§ DATA EXTRACT
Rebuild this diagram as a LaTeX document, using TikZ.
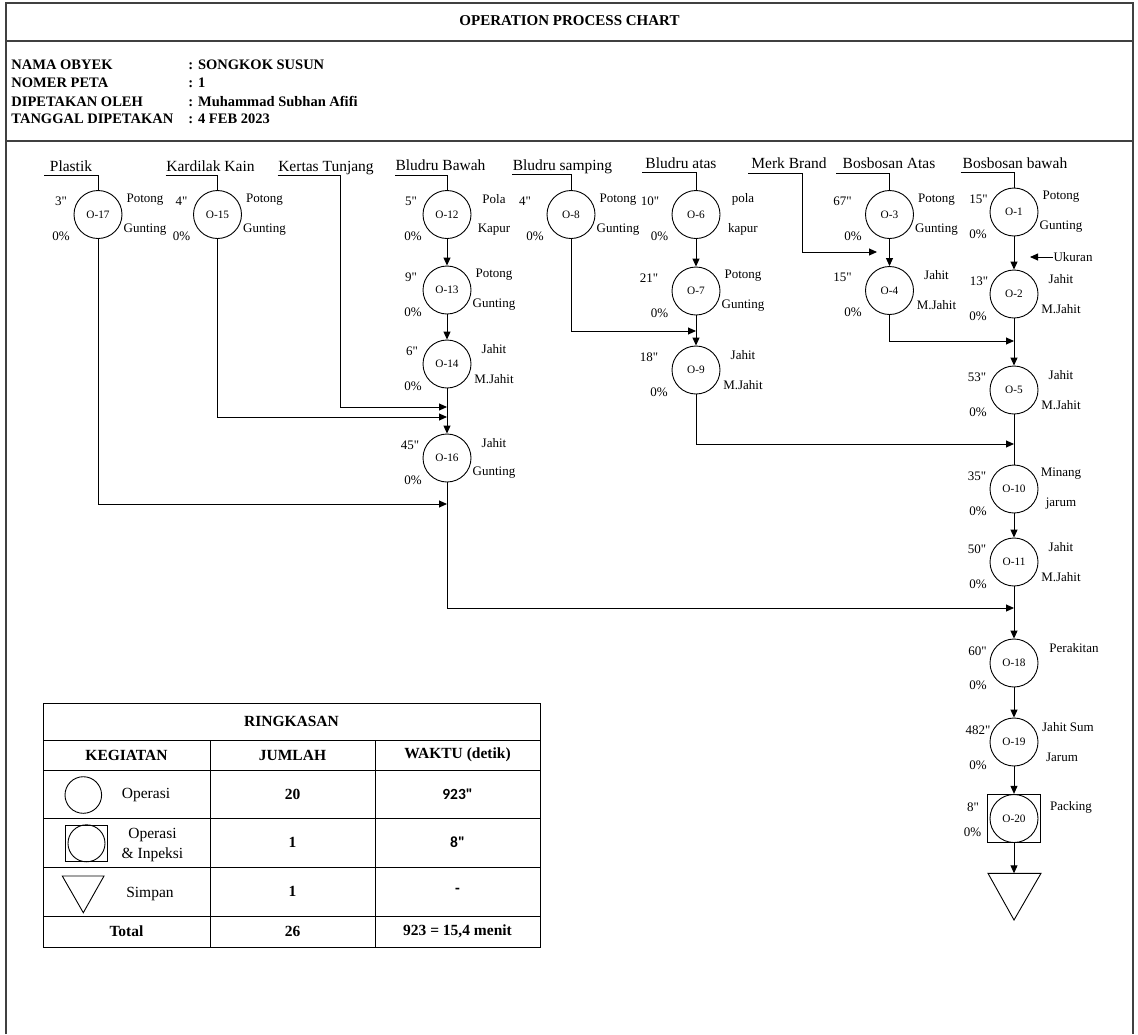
\documentclass[tikz,border=0pt]{standalone}
\usepackage{fontspec}
\setmainfont{Liberation Serif}[Ligatures=TeXOff]
\newfontfamily\calib{Carlito}[Ligatures=TeXOff]
\usetikzlibrary{arrows.meta}
\newcommand\opn[9]{%
  \node[opc] (#1) at (#2,#3) {#4};
  \node[lbl] (#1t) at ({#2-#6},{#3-13}) {#5};
  \node[lbl] (#1p) at ({#2-#7},{#3+22}) {0\%};
  \node[lbl] (#1a) at ({#2+47},{#3-15}) {#8};
  \node[lbl] (#1b) at ({#2+47},{#3+15}) {#9};
}
\begin{document}
\begin{tikzpicture}[x=1pt,y=-1pt,line width=0.9pt,
  opc/.style={circle,draw,minimum size=48pt,inner sep=0pt,font=\fontsize{11.3}{13}\selectfont},
  lbl/.style={inner sep=0pt,font=\fontsize{13}{15}\selectfont},
  src/.style={inner sep=0pt,anchor=base,font=\fontsize{15.5}{18}\selectfont},
  hdr/.style={inner sep=0pt,anchor=base west,font=\bfseries\fontsize{14.5}{17}\selectfont},
  tb/.style={inner sep=0pt,font=\bfseries\fontsize{15.5}{18}\selectfont},
  tn/.style={inner sep=0pt,align=center,font=\fontsize{15.5}{20}\selectfont},
  tc/.style={inner sep=0pt,font=\calib\bfseries\fontsize{15.5}{18}\selectfont},
  arr/.style={-{Triangle[length=8pt,width=7pt]}},
  outerframe/.style={line width=1.3pt,draw=black!75}]
\useasboundingbox (0,0) rectangle (1138,1034);

% frame
\draw[outerframe] (6,1034) -- (6,3) -- (1133,3) -- (1133,1034);
\draw[outerframe] (6,41) -- (1133,41);
\draw[outerframe] (6,141) -- (1133,141);

% header
\node[inner sep=0pt,anchor=base,font=\bfseries\fontsize{15}{18}\selectfont] (title) at (569.5,25) {OPERATION PROCESS CHART};
\node[hdr] (h1) at (11,69) {NAMA OBYEK};
\node[hdr] (h2) at (11,87.5) {NOMER PETA};
\node[hdr] (h3) at (11,106) {DIPETAKAN OLEH};
\node[hdr] (h4) at (11,123.5) {TANGGAL DIPETAKAN};
\node[hdr] (v1) at (188,69) {: SONGKOK SUSUN};
\node[hdr] (v2) at (188,87.5) {: 1};
\node[hdr] (v3) at (188,106) {: Muhammad Subhan Afifi};
\node[hdr] (v4) at (188,123.5) {: 4 FEB 2023};

% source labels
\node[src] (plastik) at (71,171.5) {Plastik};
\node[src] (kardilak) at (210.5,171.5) {Kardilak Kain};
\node[src] (kertas) at (326,171) {Kertas Tunjang};
\node[src] (bbawah) at (440.5,170.7) {Bludru Bawah};
\node[src] (bsamping) at (562.5,170.7) {Bludru samping};
\node[src] (batas) at (681,168.3) {Bludru atas};
\node[src] (merk) at (789,168.3) {Merk Brand};
\node[src] (bosatas) at (889,168.3) {Bosbosan Atas};
\node[src] (bosbawah) at (1015,168.3) {Bosbosan bawah};

\coordinate (plastikL) at (44,175);
\coordinate (kardilakL) at (165.7,175);
\coordinate (kertasL) at (277.7,175);
\coordinate (bbawahL) at (395,175);
\coordinate (bsampingL) at (512.3,174.3);
\coordinate (batasL) at (642.3,172.3);
\coordinate (merkL) at (748,173.3);
\coordinate (bosatasL) at (836,173.3);
\coordinate (bosbawahL) at (960.7,172.3);

% operations
\opn{o17}{98}{214.5}{O-17}{3"}{37}{37}{Potong}{Gunting}
\opn{o15}{217.5}{214.5}{O-15}{4"}{36}{36}{Potong}{Gunting}
\opn{o12}{447}{214.5}{O-12}{5"}{36}{34}{Pola}{Kapur}
\opn{o13}{447}{290}{O-13}{9"}{36}{34}{Potong}{Gunting}
\opn{o14}{447}{364}{O-14}{6"}{35}{34}{Jahit}{M.Jahit}
\opn{o16}{447}{458}{O-16}{45"}{37}{34}{Jahit}{Gunting}
\opn{o8}{571}{214.5}{O-8}{4"}{46}{36}{Potong}{Gunting}
\opn{o6}{696}{214.5}{O-6}{10"}{46}{36.5}{pola}{kapur}
\opn{o7}{696}{291}{O-7}{21"}{47}{36.5}{Potong}{Gunting}
\opn{o9}{696}{370}{O-9}{18"}{47}{37}{Jahit}{M.Jahit}
\opn{o3}{889.5}{214.5}{O-3}{67"}{47}{36.5}{Potong}{Gunting}
\opn{o4}{889.5}{290.5}{O-4}{15"}{47}{36.5}{Jahit}{M.Jahit}
\opn{o1}{1014}{212}{O-1}{15"}{35.5}{36}{Potong}{Gunting}
\opn{o2}{1014}{294}{O-2}{13"}{35}{36}{Jahit}{M.Jahit}
\opn{o5}{1014}{390}{O-5}{53"}{37}{36}{Jahit}{M.Jahit}
\opn{o10}{1014}{489}{O-10}{35"}{37}{36}{Minang}{jarum}
\opn{o11}{1014}{562}{O-11}{50"}{37}{36}{Jahit}{M.Jahit}

\node[opc] (o18) at (1014,663) {O-18};
\node[lbl] (o18t) at (977.5,651) {60"};
\node[lbl] (o18p) at (978,685) {0\%};
\node[lbl] (o18a) at (1074,648) {Perakitan};

\node[opc] (o19) at (1014,742) {O-19};
\node[lbl] (o19t) at (978,730.5) {482"};
\node[lbl] (o19p) at (978,765) {0\%};
\node[lbl] (o19a) at (1068,727.5) {Jahit Sum};
\node[lbl] (o19b) at (1062,757.5) {Jarum};

\node[draw,rectangle,minimum width=52.4pt,minimum height=48.4pt,inner sep=0pt] (o20sq) at (1014,818.5) {};
\node[opc] (o20) at (1014,818.5) {O-20};
\node[lbl] (o20t) at (973,807) {8"};
\node[lbl] (o20p) at (972.5,832) {0\%};
\node[lbl] (o20a) at (1071,807) {Packing};

\coordinate (trit) at (1014,873.3);
\draw (988,873.3) -- (1041,873.3) -- (1014,920) -- cycle;

\node[lbl] (ukuran) at (1073,257) {Ukuran};

% junction coordinates
\coordinate (j79) at (696,331);
\coordinate (j1416a) at (447,407);
\coordinate (j1416b) at (447,417);
\coordinate (j16) at (447,504);
\coordinate (j25) at (1014,341);
\coordinate (j510) at (1014,444);
\coordinate (j1118) at (1014,608);
\coordinate (jmerk) at (877,252);
\coordinate (kertasD) at (340.7,407);
\coordinate (merkD) at (802,252);
\coordinate (ukuranT) at (1030,257);

% source lines
\draw (plastikL) -| (o17.north);
\draw (kardilakL) -| (o15.north);
\draw (bbawahL) -| (o12.north);
\draw (bsampingL) -| (o8.north);
\draw (batasL) -| (o6.north);
\draw (bosatasL) -| (o3.north);
\draw (bosbawahL) -| (o1.north);
\draw[arr] (kertasL) -| (kertasD) -- (j1416a);
\draw[arr] (merkL) -| (merkD) -- (jmerk);
\draw[arr] (ukuran.west) -- (ukuranT);

% flow
\draw[arr] (o12) -- (o13);
\draw[arr] (o13) -- (o14);
\draw[arr] (o14) -- (o16);
\draw[arr] (o15.south) |- (j1416b);
\draw[arr] (o17.south) |- (j16);
\draw[arr] (o16.south) |- (j1118);
\draw[arr] (o6) -- (o7);
\draw[arr] (o7) -- (o9);
\draw[arr] (o8.south) |- (j79);
\draw[arr] (o9.south) |- (j510);
\draw[arr] (o3) -- (o4);
\draw[arr] (o4.south) |- (j25);
\draw[arr] (o1) -- (o2);
\draw[arr] (o2) -- (o5);
\draw (o5) -- (o10);
\draw[arr] (o10) -- (o11);
\draw[arr] (o11) -- (o18);
\draw[arr] (o18) -- (o19);
\draw[arr] (o19) -- (o20sq.north);
\draw[arr] (o20sq.south) -- (trit);

% summary table
\draw (43,703) rectangle (540,947);
\foreach \yy in {740,770,818,867,916} \draw (43,\yy) -- (540,\yy);
\draw (210,740) -- (210,947);
\draw (375,740) -- (375,947);
\node[tb] (ring) at (291.5,721.5) {RINGKASAN};
\node[tb] (keg) at (126.5,755) {KEGIATAN};
\node[tb] (jum) at (292.5,755) {JUMLAH};
\node[tb] (wak) at (457.5,755) {WAKTU (detik)};

\node[circle,draw,minimum size=36.6pt,inner sep=0pt] (symop) at (83.3,795) {};
\node[tn] (top) at (146,795) {Operasi};
\node[tb] (n1) at (292.5,794) {20};
\node[tc] (w1) at (457.5,794) {923"};

\node[draw,rectangle,minimum width=41.6pt,minimum height=36.7pt,inner sep=0pt] (symsq) at (86.5,843.3) {};
\node[circle,draw,minimum size=37pt,inner sep=0pt] (symoi) at (86.5,843.3) {};
\node[tn] (toi) at (152.5,845) {Operasi\\\& Inpeksi};
\node[tb] (n2) at (292.5,842) {1};
\node[tc] (w2) at (457.5,842) {8"};

\draw (62.3,876) -- (104,876) -- (83.3,912.7) -- cycle;
\node[tn] (tsim) at (150,894) {Simpan};
\node[tb] (n3) at (292.5,891) {1};
\node[tc] (w3) at (457.5,891) {-};

\node[tb] (ttot) at (126.5,931) {Total};
\node[tb] (n4) at (292.5,931) {26};
\node[tb] (w4) at (457.5,931) {923 = 15,4 menit};
\end{tikzpicture}
\end{document}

§ GOAL
Copy exactly the lines running from the beginning of the listing through the line that has "(6,141) -- (1133,141);". Drop the pictures.

§ WORKED SOLUTION
Rebuild this diagram as a LaTeX document, using TikZ.
\documentclass[tikz,border=0pt]{standalone}
\usepackage{fontspec}
\setmainfont{Liberation Serif}[Ligatures=TeXOff]
\newfontfamily\calib{Carlito}[Ligatures=TeXOff]
\usetikzlibrary{arrows.meta}
\newcommand\opn[9]{%
  \node[opc] (#1) at (#2,#3) {#4};
  \node[lbl] (#1t) at ({#2-#6},{#3-13}) {#5};
  \node[lbl] (#1p) at ({#2-#7},{#3+22}) {0\%};
  \node[lbl] (#1a) at ({#2+47},{#3-15}) {#8};
  \node[lbl] (#1b) at ({#2+47},{#3+15}) {#9};
}
\begin{document}
\begin{tikzpicture}[x=1pt,y=-1pt,line width=0.9pt,
  opc/.style={circle,draw,minimum size=48pt,inner sep=0pt,font=\fontsize{11.3}{13}\selectfont},
  lbl/.style={inner sep=0pt,font=\fontsize{13}{15}\selectfont},
  src/.style={inner sep=0pt,anchor=base,font=\fontsize{15.5}{18}\selectfont},
  hdr/.style={inner sep=0pt,anchor=base west,font=\bfseries\fontsize{14.5}{17}\selectfont},
  tb/.style={inner sep=0pt,font=\bfseries\fontsize{15.5}{18}\selectfont},
  tn/.style={inner sep=0pt,align=center,font=\fontsize{15.5}{20}\selectfont},
  tc/.style={inner sep=0pt,font=\calib\bfseries\fontsize{15.5}{18}\selectfont},
  arr/.style={-{Triangle[length=8pt,width=7pt]}},
  outerframe/.style={line width=1.3pt,draw=black!75}]
\useasboundingbox (0,0) rectangle (1138,1034);

% frame
\draw[outerframe] (6,1034) -- (6,3) -- (1133,3) -- (1133,1034);
\draw[outerframe] (6,41) -- (1133,41);
\draw[outerframe] (6,141) -- (1133,141);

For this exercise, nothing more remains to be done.